The move put the long-awaited project in jeopardy, according to alarmed business leaders and government officials. At midnight Monday, an agreement between the authority and Related will expire.
Carol Schatz, president and chief executive of the downtown-based Central City Assn., said she was “shocked and angry” over the committee’s Sept. 23 vote to reject the proposal from Related, which has already committed $120 million to the Grand Avenue effort.
“Coming so close to the deadline for the contract’s ability to move forward, the vote really cast doubt as to whether the project could proceed at all with Related,” Schatz said. “After nine years, that was shocking to hear.”
The Los Angeles Grand Avenue Authority — a panel that includes representatives from the city and the county — voted 3 to 0 last week to reject the developer’s proposal, a key milestone. Officials at the authority and their spokespeople say the vote was merely a rejection of the proposed plan, not of the developer. But according to a report prepared for the committee ahead of its Sept. 23 meeting, any vote to reject the plan is the same as killing the project outright.
If the project falls apart, the county could face major legal liability, notably because of the $50 million that Related put into the expansion and reconstruction of Grand Park, which stretches from the Music Center to City Hall. The developer is already building a residential tower on Grand Avenue as part of the authority’s effort to remake the corridor.
Since the vote, the authority and its staff have moved quickly to get the matter reconsidered — and Related’s agreement extended — before Monday’s midnight deadline. Staffers spent the weekend writing up a report for a new meeting Monday. Three of the four members who sit on the panel are set to participate by phone, including Molina, who will call in from a hotel in Oaxaca, Mexico, where she is on vacation. They will vote not on new plans but on a proposal to extend the agreement for three months.

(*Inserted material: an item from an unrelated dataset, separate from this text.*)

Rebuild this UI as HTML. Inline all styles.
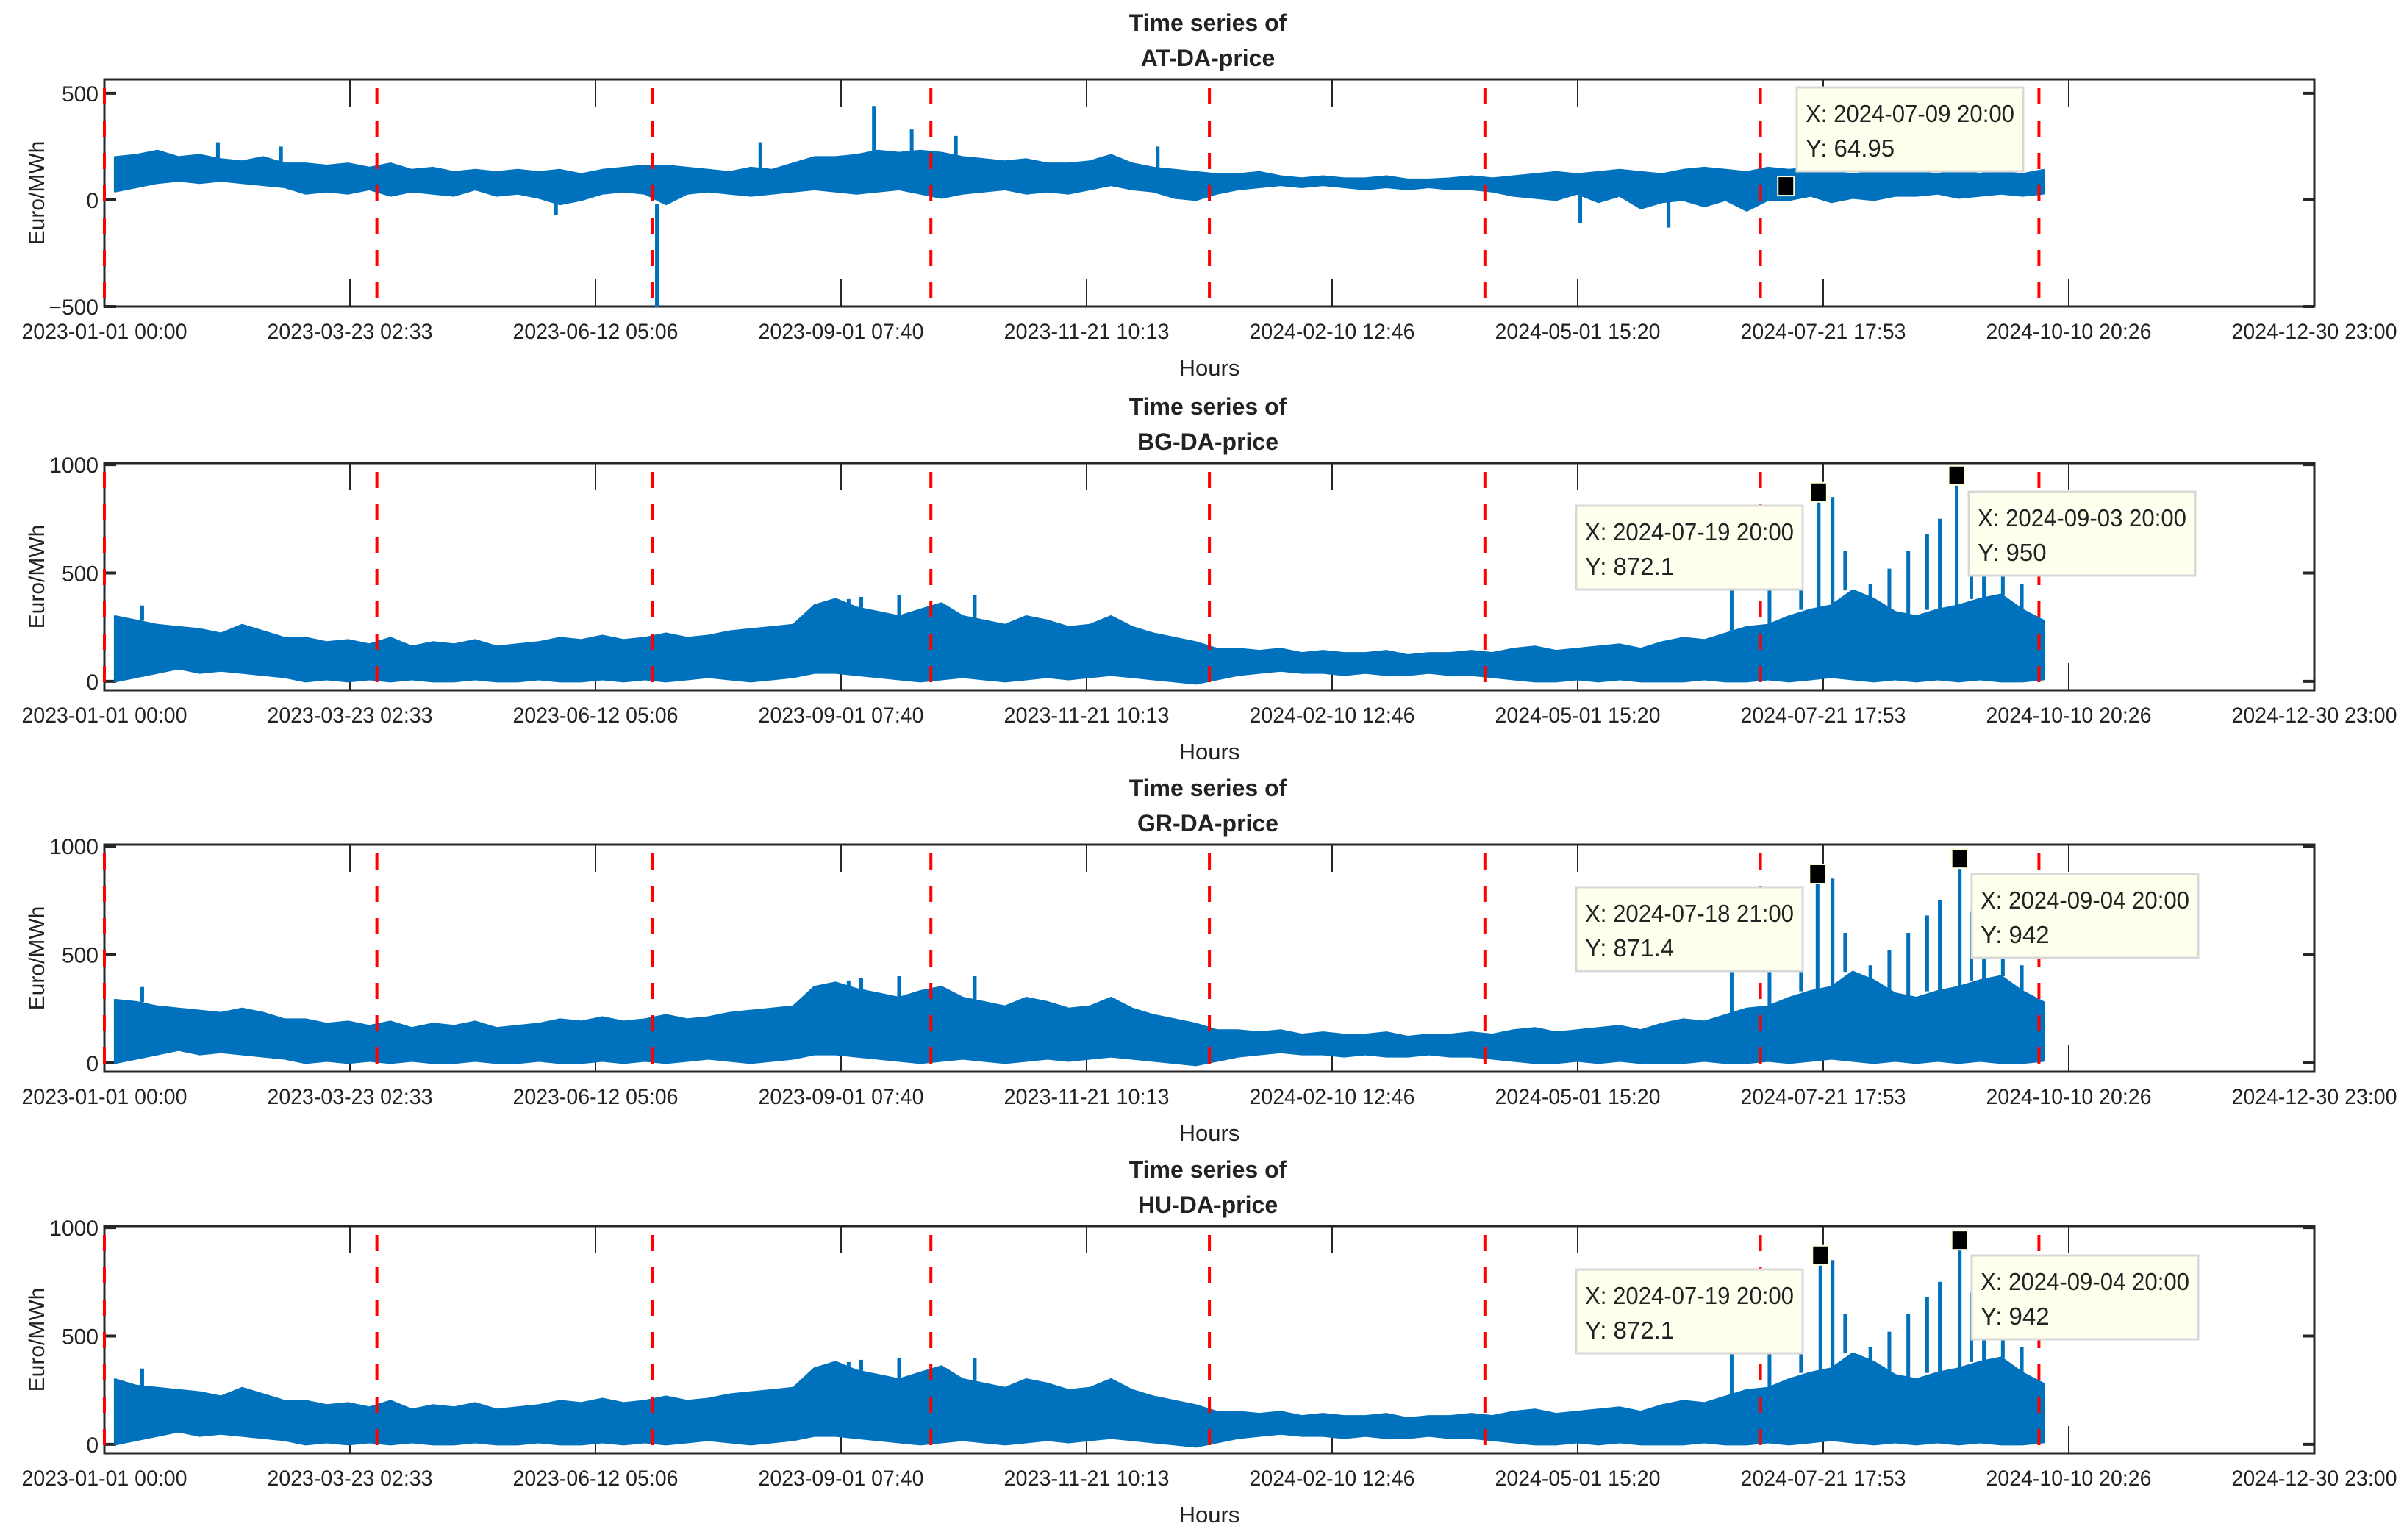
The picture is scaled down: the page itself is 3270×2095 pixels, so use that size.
<!DOCTYPE html>
<html><head><meta charset="utf-8"><style>
html,body{margin:0;padding:0;background:#fff}
svg{display:block}
text{font-family:"Liberation Sans",Arial,sans-serif;fill:#222}
</style></head><body>
<svg id="chart" width="3270" height="2095" viewBox="0 0 3270 2095" xmlns="http://www.w3.org/2000/svg"></svg>
<script>
// ---- data ----
const xTickLabels = ["2023-01-01 00:00","2023-03-23 02:33","2023-06-12 05:06","2023-09-01 07:40","2023-11-21 10:13","2024-02-10 12:46","2024-05-01 15:20","2024-07-21 17:53","2024-10-10 20:26","2024-12-30 23:00"];
const xMaxHours = 17519;
const quarterLines = [0,2160,4344,6552,8760,10944,13128,15336];
const weekHours = 168;
const panelNames = ["AT-DA-price","BG-DA-price","GR-DA-price","HU-DA-price"];
const yTicksAT = [-500,0,500];
const yTicksBG = [0,500,1000];
const AT_up = [200,210,230,200,210,190,180,200,170, 170,160,170,150,170,140,150,130,140, 130,140,130,140,120,140,150,160,160, 150,140,130,150,140,170,200,200,210, 230,220,230,220,200,190,180,190,170, 170,180,210,170,150,140,130,120, 120,130,110,100,110,100,100,110,95,95,100,110,100, 110,120,130,120,130,140,130,120,140,150,140,130,150, 140,150,130,120,130,140,130,120,140,120,130,120,140];
const AT_lo = [40,60,80,90,80,90,80,70,60, 30,40,30,50,20,40,30,20,50, 20,30,10,-20,0,30,40,30,-20, 30,40,30,20,30,40,50,40,30, 40,50,30,10,30,40,50,30,40, 30,50,70,50,40,10,0,30, 50,60,70,60,70,60,50,60,50,60,50,50,40, 20,10,0,30,-10,20,-40,-10,0,-30,0,-50,0, 0,20,-10,10,0,20,20,30,10,20,30,20,30];
const AT_spikeT = [900,1400,4380,3580,5200,6100,6400,6750,8350,11700,12400,14900];
const AT_spikeV = [270,250,-500,-70,270,440,330,300,250,-110,-130,200];
const BG_up = [300,280,260,250,240,220,260,230,200, 200,180,190,170,200,160,180,170,190, 160,170,180,200,190,210,190,200,220, 200,210,230,240,250,260,350,380,340, 320,300,330,360,300,280,260,300,280, 250,260,300,250,220,200,180,150, 150,140,150,130,140,130,130,140,120,130,130,140,130, 150,160,140,150,160,170,150,180,200,190,220,250,260, 300,330,350,420,380,320,300,330,350,380,400,330,280];
const BG_lo = [0,20,40,60,40,50,40,30,20, 0,10,0,10,0,10,0,0,10, 0,0,10,0,0,10,0,10,0, 10,20,10,0,10,20,40,40,30, 20,10,0,10,20,10,0,10,20, 10,20,30,20,10,0,-10,10, 30,40,50,40,40,30,40,30,30,40,30,30,20, 10,0,0,10,0,10,0,0,0,10,0,0,10, 0,10,20,10,0,10,0,10,0,10,0,0,10];
const BG_spikeT = [13590,14684,12900,13200,13450,13700,13800,14000,14150,14300,14450,14550,14800,14900,15050,15200,6000,6900,300,5900,6300];
const BG_spikeV = [872.1,950,420,500,650,850,600,450,520,600,680,750,700,560,500,450,390,400,350,380,400];
const GR_up = [290,280,260,250,240,230,250,230,200, 200,180,190,170,190,160,180,170,190, 160,170,180,200,190,210,190,200,220, 200,210,230,240,250,260,350,370,340, 320,300,330,350,300,280,260,300,280, 250,260,300,250,220,200,180,150, 150,140,150,130,140,130,130,140,120,130,130,140,130, 150,160,140,150,160,170,150,180,200,190,220,250,260, 300,330,350,420,380,320,300,330,350,380,400,330,280];
const GR_lo = [0,20,40,60,40,50,40,30,20, 0,10,0,10,0,10,0,0,10, 0,0,10,0,0,10,0,10,0, 10,20,10,0,10,20,40,40,30, 20,10,0,10,20,10,0,10,20, 10,20,30,20,10,0,-10,10, 30,40,50,40,40,30,40,30,30,40,30,30,20, 10,0,0,10,0,10,0,0,0,10,0,0,10, 0,10,20,10,0,10,0,10,0,10,0,0,10];
const GR_spikeT = [13581,14708,12900,13200,13450,13700,13800,14000,14150,14300,14450,14550,14800,14900,15050,15200,6000,6900,300,5900,6300];
const GR_spikeV = [871.4,942,420,500,650,850,600,450,520,600,680,750,700,560,500,450,390,400,350,380,400];
const HU_up = [300,270,260,250,240,220,260,230,200, 200,180,190,170,200,160,180,170,190, 160,170,180,200,190,210,190,200,220, 200,210,230,240,250,260,350,380,340, 320,300,330,360,300,280,260,300,280, 250,260,300,250,220,200,180,150, 150,140,150,130,140,130,130,140,120,130,130,140,130, 150,160,140,150,160,170,150,180,200,190,220,250,260, 300,330,350,420,380,320,300,330,350,380,400,330,280];
const HU_lo = [0,20,40,60,40,50,40,30,20, 0,10,0,10,0,10,0,0,10, 0,0,10,0,0,10,0,10,0, 10,20,10,0,10,20,40,40,30, 20,10,0,10,20,10,0,10,20, 10,20,30,20,10,0,-10,10, 30,40,50,40,40,30,40,30,30,40,30,30,20, 10,0,0,10,0,10,0,0,0,10,0,0,10, 0,10,20,10,0,10,0,10,0,10,0,0,10];
const HU_spikeT = [13604,14708,12900,13200,13450,13700,13800,14000,14150,14300,14450,14550,14800,14900,15050,15200,6000,6900,300,5900,6300];
const HU_spikeV = [872.1,942,420,500,650,850,600,450,520,600,680,750,700,560,500,450,390,400,350,380,400];
const tipLabelsX = [["X: 2024-07-09 20:00"],["X: 2024-07-19 20:00","X: 2024-09-03 20:00"],["X: 2024-07-18 21:00","X: 2024-09-04 20:00"],["X: 2024-07-19 20:00","X: 2024-09-04 20:00"]];
const tipLabelsY = [["Y: 64.95"],["Y: 872.1","Y: 950"],["Y: 871.4","Y: 942"],["Y: 872.1","Y: 942"]];
const tipT = [[13330],[13590,14684],[13581,14708],[13604,14708]];
const tipV = [[64.95],[872.1,950],[871.4,942],[872.1,942]];

const NS="http://www.w3.org/2000/svg";
const svg=document.getElementById('chart');
function mk(tag,attrs,parent){const e=document.createElementNS(NS,tag);for(const k in attrs)e.setAttribute(k,attrs[k]);(parent||svg).appendChild(e);return e;}

const L=142,R=3148,H=309;
const tops=[108,630,1149,1668];
const ranges=[[-500,565],[-41,1007],[-41,1007],[-41,1007]];
const ups=[AT_up,BG_up,GR_up,HU_up], los=[AT_lo,BG_lo,GR_lo,HU_lo];
const spT=[AT_spikeT,BG_spikeT,GR_spikeT,HU_spikeT], spV=[AT_spikeV,BG_spikeV,GR_spikeV,HU_spikeV];
const yt=[yTicksAT,yTicksBG,yTicksBG,yTicksBG];
const tipBoxes=[[[2444,119]],[[2144,688],[2678,669]],[[2144,1207],[2682,1189]],[[2144,1727],[2682,1708]]];

for(let p=0;p<4;p++){
  const top=tops[p],bot=top+H;
  const g=mk('g',{});
  
  
  const xs=h=>L+(h/xMaxHours)*(R-L);
  const ys=v=>bot-(v-ranges[p][0])/(ranges[p][1]-ranges[p][0])*H;
  const t1=mk('text',{x:1643,y:top-66,'text-anchor':'middle','font-size':32,'font-weight':'bold'},g);t1.textContent='Time series of';
  
  const t2=mk('text',{x:1643,y:top-18,'text-anchor':'middle','font-size':32,'font-weight':'bold'},g);t2.textContent=panelNames[p];
  
  const box=mk('rect',{x:L,y:top,width:R-L,height:H,fill:'#fff',stroke:'#262626','stroke-width':3},g);
  
  xTickLabels.forEach((lab,i)=>{
    const x=L+i*(R-L)/(xTickLabels.length-1);
    const tk=mk('path',{d:`M${x},${top}v37M${x},${bot}v-37`,stroke:'#262626','stroke-width':2},g);
    
    const tx=mk('text',{x:x,y:top+353,'text-anchor':'middle','font-size':30,textLength:225,lengthAdjust:'spacingAndGlyphs'},g);
    tx.textContent=lab;
    
  });
  yt[p].forEach(v=>{
    const y=ys(v);
    const tk=mk('path',{d:`M${L},${y}h16M${R},${y}h-16`,stroke:'#262626','stroke-width':4},g);
    
    const tx=mk('text',{x:L-8,y:y+11,'text-anchor':'end','font-size':30},g);
    tx.textContent=(v<0?'\u2212':'')+Math.abs(v);
    
  });
  const xl=mk('text',{x:1645,y:top+403,'text-anchor':'middle','font-size':31},g);xl.textContent='Hours';
  
  const yl=mk('text',{x:0,y:0,'text-anchor':'middle','font-size':30,transform:`translate(60,${top+H/2}) rotate(-90)`},g);yl.textContent='Euro/MWh';
  
  const up=ups[p],lo=los[p];
  let d='';
  up.forEach((v,i)=>{d+=(i?'L':'M')+xs(i*weekHours+84).toFixed(1)+','+ys(v).toFixed(1);});
  for(let i=lo.length-1;i>=0;i--)d+='L'+xs(i*weekHours+84).toFixed(1)+','+ys(lo[i]).toFixed(1);
  d+='Z';
  const band=mk('path',{d:d,fill:'#0072BD',stroke:'#0072BD','stroke-width':3,'stroke-linejoin':'round'},g);
  
  spT[p].forEach((t,i)=>{
    const wi=Math.min(up.length-1,Math.floor(t/weekHours));
    const base=spV[p][i]<0?lo[wi]:up[wi];
    const sp=mk('line',{x1:xs(t),x2:xs(t),y1:ys(base),y2:ys(spV[p][i]),stroke:'#0072BD','stroke-width':5},g);
    
  });
  quarterLines.forEach(h=>{
    const ql=mk('line',{x1:xs(h),x2:xs(h),y1:top+12,y2:bot,stroke:'#FF0000','stroke-width':4,'stroke-dasharray':'22,22'},g);
    
  });
  tipT[p].forEach((t,i)=>{
    const mx=mk('rect',{x:xs(t)-11,y:ys(tipV[p][i])-13,width:22,height:26,fill:'#000',stroke:'#ffffe0','stroke-width':2},g);
    
    const [bx,by]=tipBoxes[p][i];
    const tb=mk('g',{},g);
    
    mk('rect',{x:bx,y:by,width:308,height:114,fill:'#FFFFEE',stroke:'#d8d8d8','stroke-width':3},tb);
    const a=mk('text',{x:bx+12,y:by+47,'font-size':33,textLength:284,lengthAdjust:'spacingAndGlyphs'},tb);a.textContent=tipLabelsX[p][i];
    
    const b=mk('text',{x:bx+12,y:by+94,'font-size':33},tb);b.textContent=tipLabelsY[p][i];
    
  });
}
</script>
</body></html>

During last week’s meeting, Molina and county Chief Executive William T Fujioka made clear their displeasure with Related’s proposal. Both said they did not see how it would be a high-caliber project for Grand Avenue, home to the Museum of Contemporary Art, the Frank Gehry-designed Disney Hall and the Broad Museum, which is expected to open in 2014.
Molina, who heads the committee, criticized the proposal’s “boxiness” and complained that one entry facing Grand Avenue lacked “any architectural interest whatsoever.”
“There’s nothing there that lends itself in any aspect to a design that promotes any kind of pedestrian activity, any street activity or anything,” she told the panel. “It is still a continuation to me of the fort-like conditions down Grand Avenue.”
Fujioka, who reports to the five county supervisors, voted with Molina and Steve Valenzuela to reject the plans, saying during the meeting that he was “very, very disappointed” with the presentation. City Councilman Jose Huizar was absent.
The president of the development company said Sunday that he remains committed to the project.
“We have in good faith fulfilled all of our obligations through every step of the process, had multiple meetings on the Conceptual Plan and were therefore surprised and disappointed that it wasn’t approved,” said Bill Witte, president of Related California. “It was in no way a completed design but a concept to be refined in collaboration with the Grand Avenue Authority.”
Since last week’s vote, county officials have struggled to explain what exactly happened and what comes next. On Friday, Molina spokeswoman Roxane Marquez said the panel voted to “remove Related from the Grand Avenue project” but said the panel could change course after seeing new plans Monday.
On Sunday, Molina aide Gerry Hertzberg corrected that statement, saying plans won’t be presented Monday. In addition, he said, the committee “did not vote to terminate” Related’s contract. “If they don’t approve a new agreement … by Sept. 30 then [the] Related contract terminates,” he wrote in an email.
Martha Welborne, former chairwoman of a nonprofit committee that first began promoting the Grand Avenue effort in the early 2000s, said she was “very concerned” by the authority’s action last week.
“This was always seen as the flagship of the project. It’s right across from Disney Hall,” she said. Any further delays mean “a more uncertain future at the top of Bunker Hill and the impact that the project can have.”
Schatz said the authority and Related need to come to terms quickly.
“There is no more time to wait,” she said. “The project must move forward now.”